Brothers and sisters in Christ, since therefore you have tasted the pure milk of the pure Word of God ... that it is good and gracious ... heed the voice of Saint Peter ... and repent in the name of Jesus, the crucified one. He is risen! (He is risen, indeed! Hallelujah!) 

Don’t allow yourselves to whitewash the sin in your life ... to ignore the sin in your life ... to hide the sin in your life. Jesus died for those sins ... yesterday’s, today’s, tomorrow’s. As Peter said immediately before our antiphon, When you have put away all evil, and all deceit, and hypocrisy and envy, and all slander (1 Pt 2:1) ... believe the Gospel that Jesus was crucified for all those sins and more ... Then, like newborn babies, [you will] long for the pure milk of the pure Word of God who became flesh and dwelt among us for one purpose ... that you may come to know God in truth and be saved.

In the newness of life, like newborn infants, [you will be caused to] sing aloud to God our strength. [You will be caused to] shout for joy to the God of Jacob!
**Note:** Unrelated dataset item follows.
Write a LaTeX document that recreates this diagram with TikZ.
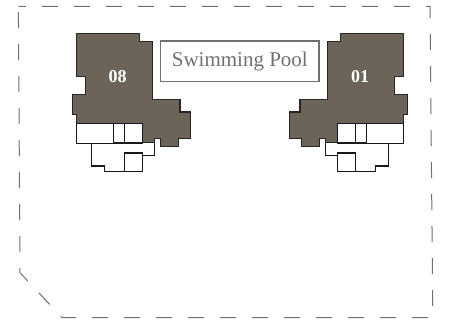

In distress, [when] you call, [he will deliver] you. [He will answer] you in the cover of thunder. [He will cause you] to open your mouth wide, in order that [he will] fill it, with the honey from the rock [that] satisfies you (Ps 81:1, 7a, 10, 16b; paraphrase). 

Brothers and sisters in Christ, this is pure milk of the pure Word of God that we still proclaim today. Like Ezekiel, we proclaim this so that you will know that [Christ] is Lord ... and that he has spoken, and that he will not only do it, but has done it ... for YOU (Eze 37:14). He breathes new life into his creation. This is the pure milk of the pure Word that we should always long for ... This is the pure milk of the pure Word that we will never outgrow. This is the pure milk of the pure Word which the Lord will continue richly supplying. He will continue lavishing on his own the very best of heaven ... feeding you the finest wheat and with the honey from the rock (Ps 81:16) ... who is Christ. This passage hardly needs further comment. He who has faith in him will not be confounded (1 Pt 2:6). He is risen! (He is risen, indeed! Hallelujah!). In Jesus’ Name. Amen!